Er macht auch deutlich, daß, wenn die Seele einmal in den Hades eingetreten ist, eine Veränderung für sie dort nicht mehr möglich ist. Eine „große Kluft“ ist „befestigt“. Kein Übergang aus der Pein zur Glückseligkeit ist möglich. Hier gibt es keine „weitere Hoffnung“ mehr.
Der reiche Mann wurde ganz evangelistisch im Hades. Er wünschte einen übernatürlichen Besuch bei seinen Brüdern, um sie auf dem Weg zu diesem qualvollen Ort anzuhalten. Der Herr zeigt uns, daß kein übernatürliches Ereignis, selbst wenn es möglich wäre, die Menschen aufhalten würde, wenn Gottes Wort sie nicht aufhält.
Heute appelliert Gott an die Menschen durch das Neue Testament ebenso wie durch Moses und die Propheten, und das Neue Testament enthält das Zeugnis von dem, der aus den Toten auferstand. Wenn die Menschen die Bibel verwerfen, die das vollendete Wort Gottes für unsere Tage ist, dann wird sie nichts überzeugen, und sie werden an den Ort der Qual kommen.
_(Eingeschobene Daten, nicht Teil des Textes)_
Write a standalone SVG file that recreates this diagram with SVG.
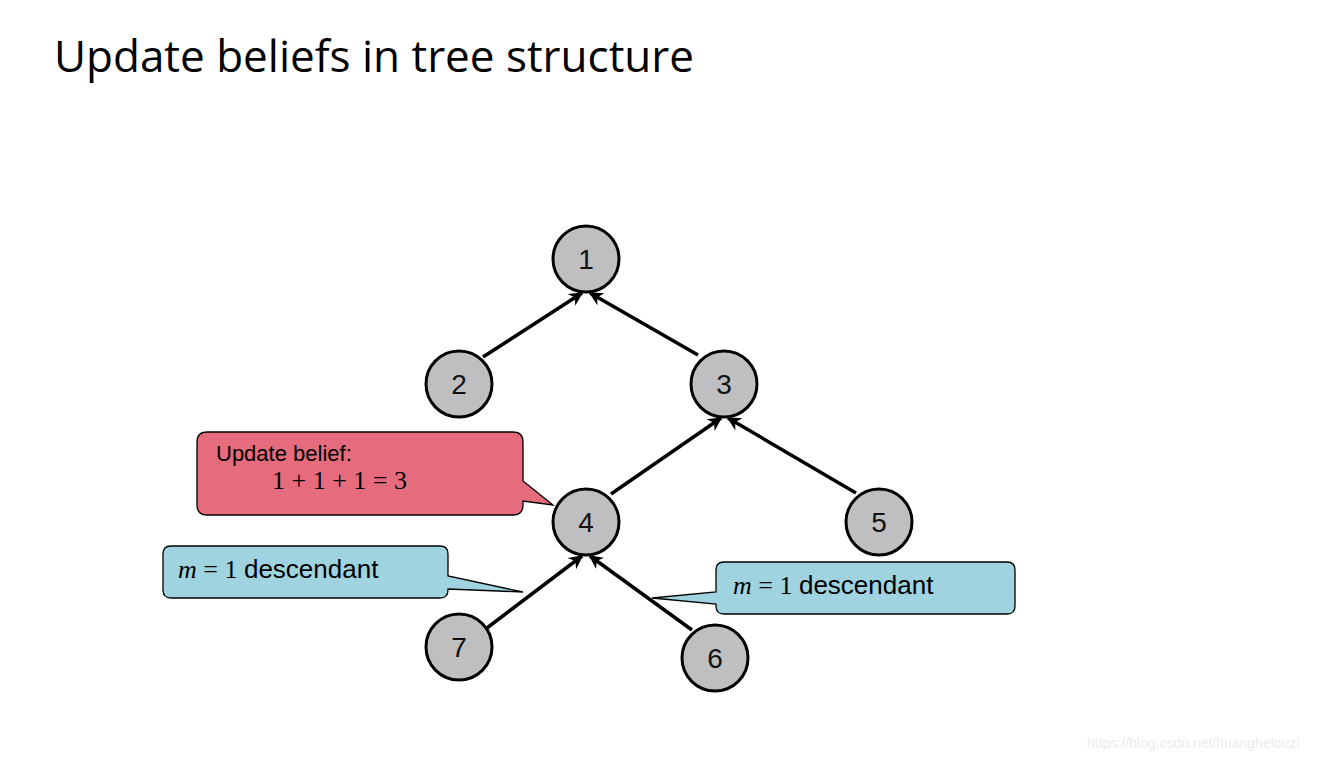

Ach, möge doch eine von Gott gewirkte Überzeugung in diesen Dingen uns beseelen! Dann würde die „Liebe unseres Heiland-Gottes gegenüber dem Menschen“ auch unsere Herzen erfüllen. Wir würden voller Eifer um die Seelen der Menschen besorgt sein. Wir würden mehr einem Joseph Alleine gleichen, einem jener hingebungsvollen Männer, die sich unter der Uniformitätsakte von ihren Zeitgenossen ausgestoßen sahen, von dem gesagt wurde, daß er „ein unstillbares Verlangen hatte, wertvolle Seelen zur Bekehrung zu bringen“. Und wir sollten solchen Eifer für die Seelen der Menschen haben, solange noch die angenehme Zeit, der Tag des Heils, andauert.